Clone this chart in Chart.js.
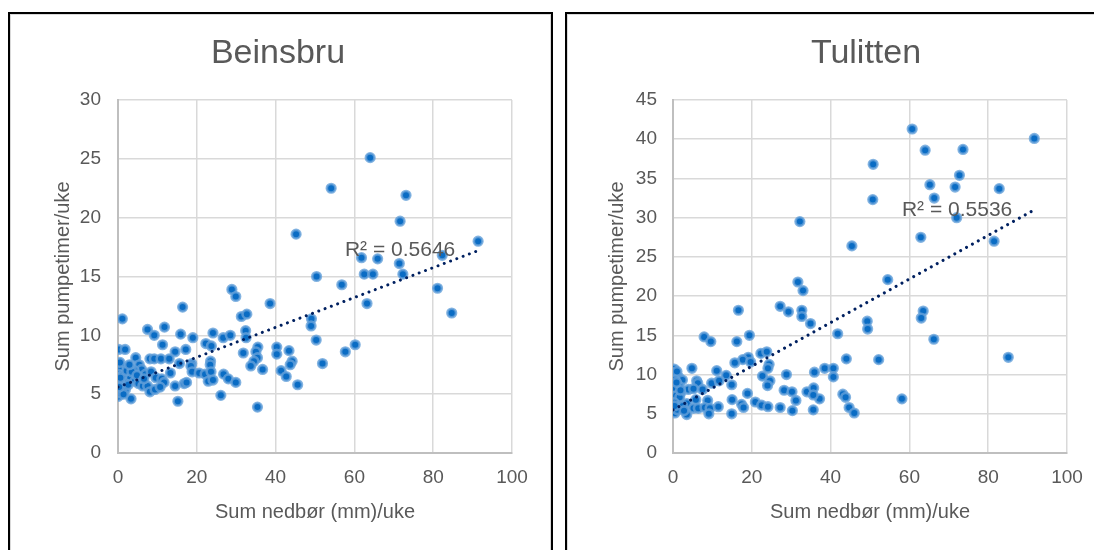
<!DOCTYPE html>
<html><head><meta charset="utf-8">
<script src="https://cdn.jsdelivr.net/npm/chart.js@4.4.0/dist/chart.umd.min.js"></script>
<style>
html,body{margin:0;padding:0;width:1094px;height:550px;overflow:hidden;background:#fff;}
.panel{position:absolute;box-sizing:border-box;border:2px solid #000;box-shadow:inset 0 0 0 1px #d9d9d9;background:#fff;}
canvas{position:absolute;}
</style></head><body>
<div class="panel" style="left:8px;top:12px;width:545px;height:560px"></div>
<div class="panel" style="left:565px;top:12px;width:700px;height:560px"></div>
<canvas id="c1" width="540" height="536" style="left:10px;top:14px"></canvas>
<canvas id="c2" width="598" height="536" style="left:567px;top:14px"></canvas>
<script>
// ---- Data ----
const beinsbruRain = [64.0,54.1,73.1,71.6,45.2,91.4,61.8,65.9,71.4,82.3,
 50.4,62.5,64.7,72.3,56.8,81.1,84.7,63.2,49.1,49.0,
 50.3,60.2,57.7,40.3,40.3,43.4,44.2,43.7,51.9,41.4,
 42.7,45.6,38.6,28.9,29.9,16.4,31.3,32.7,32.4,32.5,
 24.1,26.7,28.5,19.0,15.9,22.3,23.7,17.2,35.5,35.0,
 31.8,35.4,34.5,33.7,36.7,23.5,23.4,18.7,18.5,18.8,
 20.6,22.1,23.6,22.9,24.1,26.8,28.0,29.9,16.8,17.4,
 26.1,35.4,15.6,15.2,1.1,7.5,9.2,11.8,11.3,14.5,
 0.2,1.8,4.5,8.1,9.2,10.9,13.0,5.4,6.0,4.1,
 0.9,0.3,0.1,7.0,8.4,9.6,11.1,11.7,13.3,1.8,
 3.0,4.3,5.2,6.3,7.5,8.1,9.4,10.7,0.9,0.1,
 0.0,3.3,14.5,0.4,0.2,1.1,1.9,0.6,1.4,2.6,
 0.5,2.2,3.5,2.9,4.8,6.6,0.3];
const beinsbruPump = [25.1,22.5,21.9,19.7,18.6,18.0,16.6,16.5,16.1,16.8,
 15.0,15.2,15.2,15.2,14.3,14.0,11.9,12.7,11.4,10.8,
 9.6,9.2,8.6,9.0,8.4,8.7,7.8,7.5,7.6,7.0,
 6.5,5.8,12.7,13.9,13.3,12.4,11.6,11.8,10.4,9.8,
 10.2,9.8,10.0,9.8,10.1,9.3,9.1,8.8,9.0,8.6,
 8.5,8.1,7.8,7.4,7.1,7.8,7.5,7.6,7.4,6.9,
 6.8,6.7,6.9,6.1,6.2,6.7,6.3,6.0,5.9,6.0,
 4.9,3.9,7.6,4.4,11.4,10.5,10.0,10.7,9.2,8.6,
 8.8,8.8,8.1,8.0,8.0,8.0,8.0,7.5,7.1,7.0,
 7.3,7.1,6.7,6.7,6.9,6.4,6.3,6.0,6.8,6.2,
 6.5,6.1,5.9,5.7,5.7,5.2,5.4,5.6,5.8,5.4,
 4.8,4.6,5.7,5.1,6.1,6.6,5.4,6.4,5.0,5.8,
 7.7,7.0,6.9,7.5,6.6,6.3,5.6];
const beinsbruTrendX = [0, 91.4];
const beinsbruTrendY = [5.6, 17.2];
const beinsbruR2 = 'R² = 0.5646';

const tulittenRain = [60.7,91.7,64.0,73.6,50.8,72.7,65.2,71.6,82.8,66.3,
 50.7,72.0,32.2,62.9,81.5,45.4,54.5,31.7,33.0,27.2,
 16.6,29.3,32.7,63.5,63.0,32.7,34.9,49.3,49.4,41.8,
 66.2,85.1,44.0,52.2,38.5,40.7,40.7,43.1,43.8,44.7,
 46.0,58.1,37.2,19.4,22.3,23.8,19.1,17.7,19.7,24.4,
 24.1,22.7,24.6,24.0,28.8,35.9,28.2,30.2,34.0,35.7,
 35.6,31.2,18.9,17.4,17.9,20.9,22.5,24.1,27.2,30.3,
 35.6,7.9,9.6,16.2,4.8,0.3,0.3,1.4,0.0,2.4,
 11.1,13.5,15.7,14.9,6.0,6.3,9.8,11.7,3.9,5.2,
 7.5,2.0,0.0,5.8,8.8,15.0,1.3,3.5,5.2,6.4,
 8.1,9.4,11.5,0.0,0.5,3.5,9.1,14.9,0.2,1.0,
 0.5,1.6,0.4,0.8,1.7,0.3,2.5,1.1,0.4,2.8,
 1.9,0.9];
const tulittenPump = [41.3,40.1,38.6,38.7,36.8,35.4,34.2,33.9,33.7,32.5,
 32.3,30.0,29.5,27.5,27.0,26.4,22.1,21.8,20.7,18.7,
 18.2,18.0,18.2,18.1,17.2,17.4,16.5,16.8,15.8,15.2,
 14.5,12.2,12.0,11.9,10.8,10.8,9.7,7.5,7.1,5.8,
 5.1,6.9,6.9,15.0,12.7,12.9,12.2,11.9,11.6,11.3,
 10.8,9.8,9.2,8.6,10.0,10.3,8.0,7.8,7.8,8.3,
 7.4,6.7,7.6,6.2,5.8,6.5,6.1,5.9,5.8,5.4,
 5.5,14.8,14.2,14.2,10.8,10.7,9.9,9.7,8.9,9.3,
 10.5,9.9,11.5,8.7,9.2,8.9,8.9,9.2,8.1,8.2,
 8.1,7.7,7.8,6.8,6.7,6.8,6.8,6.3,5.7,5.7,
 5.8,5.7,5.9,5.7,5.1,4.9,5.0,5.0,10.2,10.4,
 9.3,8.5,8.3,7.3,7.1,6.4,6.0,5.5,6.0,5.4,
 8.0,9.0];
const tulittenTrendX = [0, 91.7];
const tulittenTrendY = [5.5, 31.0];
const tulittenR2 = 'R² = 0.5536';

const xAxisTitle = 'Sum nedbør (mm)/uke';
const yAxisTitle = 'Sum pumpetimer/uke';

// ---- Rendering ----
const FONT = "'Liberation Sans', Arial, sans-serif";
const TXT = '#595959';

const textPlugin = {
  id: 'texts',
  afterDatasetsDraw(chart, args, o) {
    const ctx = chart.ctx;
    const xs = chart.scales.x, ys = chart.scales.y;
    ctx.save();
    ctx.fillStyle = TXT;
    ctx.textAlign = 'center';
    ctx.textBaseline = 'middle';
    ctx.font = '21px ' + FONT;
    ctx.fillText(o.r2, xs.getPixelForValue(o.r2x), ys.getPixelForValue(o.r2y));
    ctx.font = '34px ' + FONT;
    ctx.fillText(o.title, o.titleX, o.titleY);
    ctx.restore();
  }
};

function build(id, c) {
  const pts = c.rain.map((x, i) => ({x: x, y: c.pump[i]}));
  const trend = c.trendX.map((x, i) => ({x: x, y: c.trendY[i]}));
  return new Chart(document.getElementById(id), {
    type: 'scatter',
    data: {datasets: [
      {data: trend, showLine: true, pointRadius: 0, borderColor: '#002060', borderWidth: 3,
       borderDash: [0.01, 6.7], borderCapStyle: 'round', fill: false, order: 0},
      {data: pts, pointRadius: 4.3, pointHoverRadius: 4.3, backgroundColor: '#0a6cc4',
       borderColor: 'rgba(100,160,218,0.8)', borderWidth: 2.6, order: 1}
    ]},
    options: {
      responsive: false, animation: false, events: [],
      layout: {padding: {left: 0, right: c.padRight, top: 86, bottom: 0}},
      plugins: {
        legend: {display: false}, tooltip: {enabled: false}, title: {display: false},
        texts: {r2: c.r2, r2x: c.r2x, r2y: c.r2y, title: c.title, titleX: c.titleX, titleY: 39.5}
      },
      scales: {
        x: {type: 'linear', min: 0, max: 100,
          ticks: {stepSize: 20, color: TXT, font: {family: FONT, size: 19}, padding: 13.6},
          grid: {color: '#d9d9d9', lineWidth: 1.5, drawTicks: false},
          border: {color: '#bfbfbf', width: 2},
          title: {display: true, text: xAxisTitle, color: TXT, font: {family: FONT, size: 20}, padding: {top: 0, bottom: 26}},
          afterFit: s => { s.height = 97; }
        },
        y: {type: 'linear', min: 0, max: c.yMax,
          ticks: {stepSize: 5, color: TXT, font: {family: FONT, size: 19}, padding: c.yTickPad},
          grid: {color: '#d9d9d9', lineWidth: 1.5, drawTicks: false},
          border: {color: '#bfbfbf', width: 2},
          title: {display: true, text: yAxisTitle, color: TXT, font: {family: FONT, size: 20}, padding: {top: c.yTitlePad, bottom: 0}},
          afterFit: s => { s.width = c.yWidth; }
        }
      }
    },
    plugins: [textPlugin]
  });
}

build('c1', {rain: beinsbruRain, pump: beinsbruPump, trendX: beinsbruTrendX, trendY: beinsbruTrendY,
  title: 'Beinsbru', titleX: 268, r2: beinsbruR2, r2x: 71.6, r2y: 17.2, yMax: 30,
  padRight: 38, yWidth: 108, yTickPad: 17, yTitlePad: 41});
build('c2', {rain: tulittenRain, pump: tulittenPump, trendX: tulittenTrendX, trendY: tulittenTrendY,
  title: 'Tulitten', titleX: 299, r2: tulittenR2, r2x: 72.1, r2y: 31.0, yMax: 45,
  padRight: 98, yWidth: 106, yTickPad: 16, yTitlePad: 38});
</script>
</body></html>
---
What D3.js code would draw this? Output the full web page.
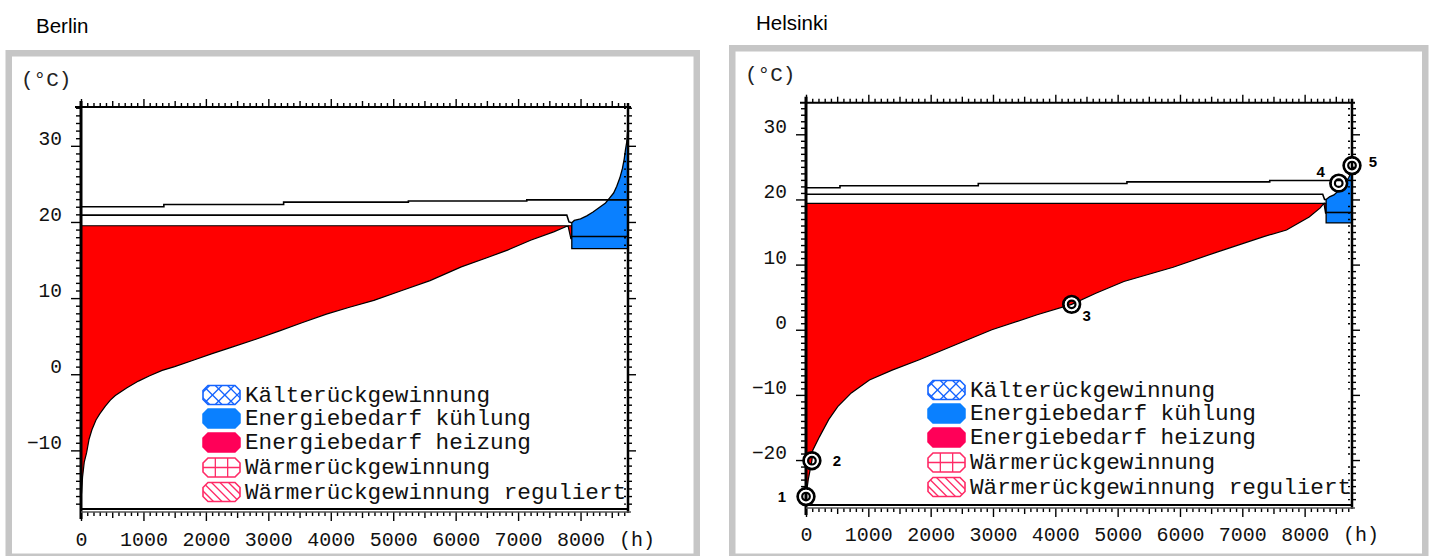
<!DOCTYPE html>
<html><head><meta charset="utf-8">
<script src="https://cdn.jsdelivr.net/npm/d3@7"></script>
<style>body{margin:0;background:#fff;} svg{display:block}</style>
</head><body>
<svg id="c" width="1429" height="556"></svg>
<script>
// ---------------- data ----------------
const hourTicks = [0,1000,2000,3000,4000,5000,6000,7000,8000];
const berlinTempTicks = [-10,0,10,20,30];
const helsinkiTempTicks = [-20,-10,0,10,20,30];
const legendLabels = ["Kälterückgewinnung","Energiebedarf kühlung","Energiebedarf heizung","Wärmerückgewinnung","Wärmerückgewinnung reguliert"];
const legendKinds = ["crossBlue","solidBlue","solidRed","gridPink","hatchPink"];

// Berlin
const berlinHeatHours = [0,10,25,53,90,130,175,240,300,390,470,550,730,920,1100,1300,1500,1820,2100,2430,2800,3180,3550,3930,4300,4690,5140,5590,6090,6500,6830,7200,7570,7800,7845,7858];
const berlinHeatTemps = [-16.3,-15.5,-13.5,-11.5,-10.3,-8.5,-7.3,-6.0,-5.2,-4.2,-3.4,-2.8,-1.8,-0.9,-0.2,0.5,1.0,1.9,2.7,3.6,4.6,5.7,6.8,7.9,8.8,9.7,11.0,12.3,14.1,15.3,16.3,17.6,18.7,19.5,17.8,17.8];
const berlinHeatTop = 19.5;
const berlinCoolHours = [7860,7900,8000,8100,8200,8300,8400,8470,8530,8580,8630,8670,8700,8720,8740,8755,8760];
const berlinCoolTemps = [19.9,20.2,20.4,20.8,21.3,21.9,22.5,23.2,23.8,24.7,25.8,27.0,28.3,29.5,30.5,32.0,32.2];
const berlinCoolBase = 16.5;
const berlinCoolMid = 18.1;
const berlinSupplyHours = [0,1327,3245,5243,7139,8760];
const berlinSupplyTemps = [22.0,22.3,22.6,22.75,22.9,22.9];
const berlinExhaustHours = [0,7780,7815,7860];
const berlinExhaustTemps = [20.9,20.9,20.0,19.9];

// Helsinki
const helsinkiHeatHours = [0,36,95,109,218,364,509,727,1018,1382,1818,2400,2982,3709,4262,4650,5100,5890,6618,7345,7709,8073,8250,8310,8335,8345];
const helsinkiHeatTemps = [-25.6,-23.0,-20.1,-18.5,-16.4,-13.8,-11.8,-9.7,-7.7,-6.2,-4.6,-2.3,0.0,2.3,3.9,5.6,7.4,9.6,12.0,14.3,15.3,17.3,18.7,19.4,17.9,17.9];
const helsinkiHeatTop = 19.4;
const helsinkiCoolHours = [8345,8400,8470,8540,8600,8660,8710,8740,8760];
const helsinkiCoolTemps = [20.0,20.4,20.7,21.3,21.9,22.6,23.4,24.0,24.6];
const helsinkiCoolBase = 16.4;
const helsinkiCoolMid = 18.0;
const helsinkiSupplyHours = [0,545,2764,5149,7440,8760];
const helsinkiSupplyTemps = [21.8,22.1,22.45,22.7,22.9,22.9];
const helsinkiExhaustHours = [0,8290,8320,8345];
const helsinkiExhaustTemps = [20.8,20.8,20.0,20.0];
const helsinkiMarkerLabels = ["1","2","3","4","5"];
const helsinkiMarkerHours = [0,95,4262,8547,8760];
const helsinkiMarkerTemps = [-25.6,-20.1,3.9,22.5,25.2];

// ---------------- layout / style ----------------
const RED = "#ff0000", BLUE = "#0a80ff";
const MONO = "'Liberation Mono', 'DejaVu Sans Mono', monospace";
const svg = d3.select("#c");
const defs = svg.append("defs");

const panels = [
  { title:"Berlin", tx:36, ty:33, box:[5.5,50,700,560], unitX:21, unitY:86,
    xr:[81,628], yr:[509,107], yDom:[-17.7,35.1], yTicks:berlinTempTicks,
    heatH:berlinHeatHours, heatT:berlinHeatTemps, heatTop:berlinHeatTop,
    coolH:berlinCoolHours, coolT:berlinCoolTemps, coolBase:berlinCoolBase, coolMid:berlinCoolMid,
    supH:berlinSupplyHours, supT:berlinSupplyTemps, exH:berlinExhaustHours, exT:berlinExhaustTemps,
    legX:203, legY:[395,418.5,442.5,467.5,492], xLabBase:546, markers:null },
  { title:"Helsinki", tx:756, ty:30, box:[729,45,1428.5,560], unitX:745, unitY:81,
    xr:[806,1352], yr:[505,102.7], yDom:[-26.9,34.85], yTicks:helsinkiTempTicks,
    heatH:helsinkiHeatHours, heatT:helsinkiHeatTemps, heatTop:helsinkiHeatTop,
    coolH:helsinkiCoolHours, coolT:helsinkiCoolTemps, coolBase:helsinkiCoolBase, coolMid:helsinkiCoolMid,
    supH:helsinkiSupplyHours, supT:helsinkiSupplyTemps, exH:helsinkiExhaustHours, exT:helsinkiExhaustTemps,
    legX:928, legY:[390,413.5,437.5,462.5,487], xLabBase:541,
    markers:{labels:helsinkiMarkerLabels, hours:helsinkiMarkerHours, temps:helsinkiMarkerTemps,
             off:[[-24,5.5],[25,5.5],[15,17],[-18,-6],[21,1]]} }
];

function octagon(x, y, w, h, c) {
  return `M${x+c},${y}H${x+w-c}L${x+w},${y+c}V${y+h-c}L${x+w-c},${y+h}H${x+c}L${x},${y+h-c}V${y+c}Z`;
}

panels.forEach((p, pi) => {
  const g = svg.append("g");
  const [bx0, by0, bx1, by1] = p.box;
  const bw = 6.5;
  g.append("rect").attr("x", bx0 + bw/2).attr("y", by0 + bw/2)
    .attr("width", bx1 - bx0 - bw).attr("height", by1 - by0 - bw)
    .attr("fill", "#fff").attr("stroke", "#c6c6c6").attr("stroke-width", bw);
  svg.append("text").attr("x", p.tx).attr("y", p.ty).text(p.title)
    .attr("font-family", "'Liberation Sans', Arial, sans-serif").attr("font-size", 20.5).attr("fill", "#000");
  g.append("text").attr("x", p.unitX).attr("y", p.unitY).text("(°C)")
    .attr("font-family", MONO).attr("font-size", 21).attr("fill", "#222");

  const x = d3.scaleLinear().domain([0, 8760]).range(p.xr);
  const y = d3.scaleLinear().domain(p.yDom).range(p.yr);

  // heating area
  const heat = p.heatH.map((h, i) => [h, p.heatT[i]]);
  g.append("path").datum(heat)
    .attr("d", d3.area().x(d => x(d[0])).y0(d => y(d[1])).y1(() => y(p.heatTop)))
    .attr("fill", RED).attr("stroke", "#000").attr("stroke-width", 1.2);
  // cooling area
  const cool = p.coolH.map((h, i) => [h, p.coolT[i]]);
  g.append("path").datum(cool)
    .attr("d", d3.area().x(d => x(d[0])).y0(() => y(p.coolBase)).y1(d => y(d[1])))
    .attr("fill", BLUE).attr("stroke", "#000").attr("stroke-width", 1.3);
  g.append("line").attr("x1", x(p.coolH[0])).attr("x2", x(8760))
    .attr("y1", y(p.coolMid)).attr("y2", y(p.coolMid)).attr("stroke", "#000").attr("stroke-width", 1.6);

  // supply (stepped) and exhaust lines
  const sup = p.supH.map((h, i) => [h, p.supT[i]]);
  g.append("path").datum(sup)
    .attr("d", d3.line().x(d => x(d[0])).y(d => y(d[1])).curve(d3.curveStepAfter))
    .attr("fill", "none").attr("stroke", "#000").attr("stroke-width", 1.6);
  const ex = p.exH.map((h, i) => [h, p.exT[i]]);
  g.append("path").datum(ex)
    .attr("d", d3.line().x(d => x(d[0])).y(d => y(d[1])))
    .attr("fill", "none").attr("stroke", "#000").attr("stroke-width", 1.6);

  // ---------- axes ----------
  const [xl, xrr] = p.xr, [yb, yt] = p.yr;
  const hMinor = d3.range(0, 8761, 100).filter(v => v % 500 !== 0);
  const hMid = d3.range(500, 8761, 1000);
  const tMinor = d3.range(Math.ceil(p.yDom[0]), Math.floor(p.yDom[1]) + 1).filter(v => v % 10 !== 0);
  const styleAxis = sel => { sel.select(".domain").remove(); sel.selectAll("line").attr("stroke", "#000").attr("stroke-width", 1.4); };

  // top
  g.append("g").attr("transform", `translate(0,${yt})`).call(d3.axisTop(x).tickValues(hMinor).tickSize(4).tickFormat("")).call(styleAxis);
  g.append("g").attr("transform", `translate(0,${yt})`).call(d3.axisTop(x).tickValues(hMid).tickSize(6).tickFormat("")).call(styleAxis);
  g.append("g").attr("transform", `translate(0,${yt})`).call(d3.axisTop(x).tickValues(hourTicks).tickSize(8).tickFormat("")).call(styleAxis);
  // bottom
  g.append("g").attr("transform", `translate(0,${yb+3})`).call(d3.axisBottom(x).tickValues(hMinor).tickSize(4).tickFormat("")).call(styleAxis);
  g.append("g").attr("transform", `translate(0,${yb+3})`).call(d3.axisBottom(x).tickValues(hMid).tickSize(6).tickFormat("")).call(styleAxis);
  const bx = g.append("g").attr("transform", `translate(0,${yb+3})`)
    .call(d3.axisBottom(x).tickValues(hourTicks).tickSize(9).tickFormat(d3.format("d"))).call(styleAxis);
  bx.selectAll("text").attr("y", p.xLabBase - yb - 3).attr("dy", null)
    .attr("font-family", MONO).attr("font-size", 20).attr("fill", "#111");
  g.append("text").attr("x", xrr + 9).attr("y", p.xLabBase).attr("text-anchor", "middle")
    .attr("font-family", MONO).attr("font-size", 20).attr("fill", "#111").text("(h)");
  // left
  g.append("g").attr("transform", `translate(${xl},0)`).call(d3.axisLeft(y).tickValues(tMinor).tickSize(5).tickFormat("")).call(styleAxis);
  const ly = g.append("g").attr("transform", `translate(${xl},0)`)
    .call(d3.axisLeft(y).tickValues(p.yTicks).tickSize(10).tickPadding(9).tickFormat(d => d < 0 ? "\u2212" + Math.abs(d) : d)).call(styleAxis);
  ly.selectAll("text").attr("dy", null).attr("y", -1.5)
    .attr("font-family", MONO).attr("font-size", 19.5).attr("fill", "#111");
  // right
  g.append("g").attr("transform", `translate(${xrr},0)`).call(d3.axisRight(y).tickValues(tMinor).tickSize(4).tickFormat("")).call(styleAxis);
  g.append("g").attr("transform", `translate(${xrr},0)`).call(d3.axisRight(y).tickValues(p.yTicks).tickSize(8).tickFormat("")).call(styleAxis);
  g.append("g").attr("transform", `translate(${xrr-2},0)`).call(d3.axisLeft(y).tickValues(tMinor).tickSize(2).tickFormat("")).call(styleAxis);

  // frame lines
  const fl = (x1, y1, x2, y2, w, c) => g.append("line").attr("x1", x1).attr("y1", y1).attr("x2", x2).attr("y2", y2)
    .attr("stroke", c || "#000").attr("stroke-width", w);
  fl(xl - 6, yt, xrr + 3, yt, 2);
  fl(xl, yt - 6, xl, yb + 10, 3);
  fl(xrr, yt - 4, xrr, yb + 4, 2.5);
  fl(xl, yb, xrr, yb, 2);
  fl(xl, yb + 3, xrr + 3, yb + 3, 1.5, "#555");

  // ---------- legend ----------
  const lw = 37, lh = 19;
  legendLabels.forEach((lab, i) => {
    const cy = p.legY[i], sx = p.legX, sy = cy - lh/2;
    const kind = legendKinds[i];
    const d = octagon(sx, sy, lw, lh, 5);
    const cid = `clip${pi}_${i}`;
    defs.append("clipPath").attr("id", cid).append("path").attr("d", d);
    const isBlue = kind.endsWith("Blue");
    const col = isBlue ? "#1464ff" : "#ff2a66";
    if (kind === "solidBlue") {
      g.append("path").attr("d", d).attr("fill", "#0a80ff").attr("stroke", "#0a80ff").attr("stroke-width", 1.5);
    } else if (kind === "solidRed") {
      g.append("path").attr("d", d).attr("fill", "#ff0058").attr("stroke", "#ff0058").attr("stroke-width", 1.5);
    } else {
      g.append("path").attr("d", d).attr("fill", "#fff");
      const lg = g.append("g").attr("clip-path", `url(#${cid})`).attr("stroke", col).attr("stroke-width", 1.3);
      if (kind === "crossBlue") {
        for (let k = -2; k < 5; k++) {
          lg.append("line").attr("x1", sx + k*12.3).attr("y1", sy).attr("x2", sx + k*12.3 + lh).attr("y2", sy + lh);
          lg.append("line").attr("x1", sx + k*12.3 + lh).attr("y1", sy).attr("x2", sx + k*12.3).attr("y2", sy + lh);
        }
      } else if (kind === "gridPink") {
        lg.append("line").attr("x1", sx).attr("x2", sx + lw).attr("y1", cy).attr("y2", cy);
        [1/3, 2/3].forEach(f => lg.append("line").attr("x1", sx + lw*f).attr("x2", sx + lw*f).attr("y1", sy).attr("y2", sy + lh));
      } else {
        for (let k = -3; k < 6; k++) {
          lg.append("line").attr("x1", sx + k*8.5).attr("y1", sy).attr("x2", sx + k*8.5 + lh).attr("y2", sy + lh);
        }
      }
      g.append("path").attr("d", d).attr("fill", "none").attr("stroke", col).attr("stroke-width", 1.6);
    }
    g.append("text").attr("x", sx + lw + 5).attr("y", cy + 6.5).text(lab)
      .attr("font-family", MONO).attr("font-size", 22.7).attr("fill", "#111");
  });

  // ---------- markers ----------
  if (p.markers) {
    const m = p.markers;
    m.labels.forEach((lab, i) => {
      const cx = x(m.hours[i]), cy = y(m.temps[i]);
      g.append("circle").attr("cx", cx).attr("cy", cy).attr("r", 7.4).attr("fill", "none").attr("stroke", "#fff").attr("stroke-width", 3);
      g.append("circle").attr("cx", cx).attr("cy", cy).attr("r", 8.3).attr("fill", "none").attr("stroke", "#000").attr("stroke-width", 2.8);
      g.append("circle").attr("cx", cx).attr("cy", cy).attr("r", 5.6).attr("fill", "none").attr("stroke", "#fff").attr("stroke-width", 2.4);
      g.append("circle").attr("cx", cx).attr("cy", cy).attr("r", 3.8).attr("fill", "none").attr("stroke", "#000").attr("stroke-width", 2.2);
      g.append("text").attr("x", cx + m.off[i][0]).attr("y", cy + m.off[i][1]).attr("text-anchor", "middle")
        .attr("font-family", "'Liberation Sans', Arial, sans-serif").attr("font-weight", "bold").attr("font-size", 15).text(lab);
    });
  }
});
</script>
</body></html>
---
» **STATED TASK**
Scan the listing above for the word "this" and copy every line that holds it.

» **RESPONSE TO THE EXERCISE**
Clone this chart in Chart.js.
What D3.js code would draw this? Output the full web page.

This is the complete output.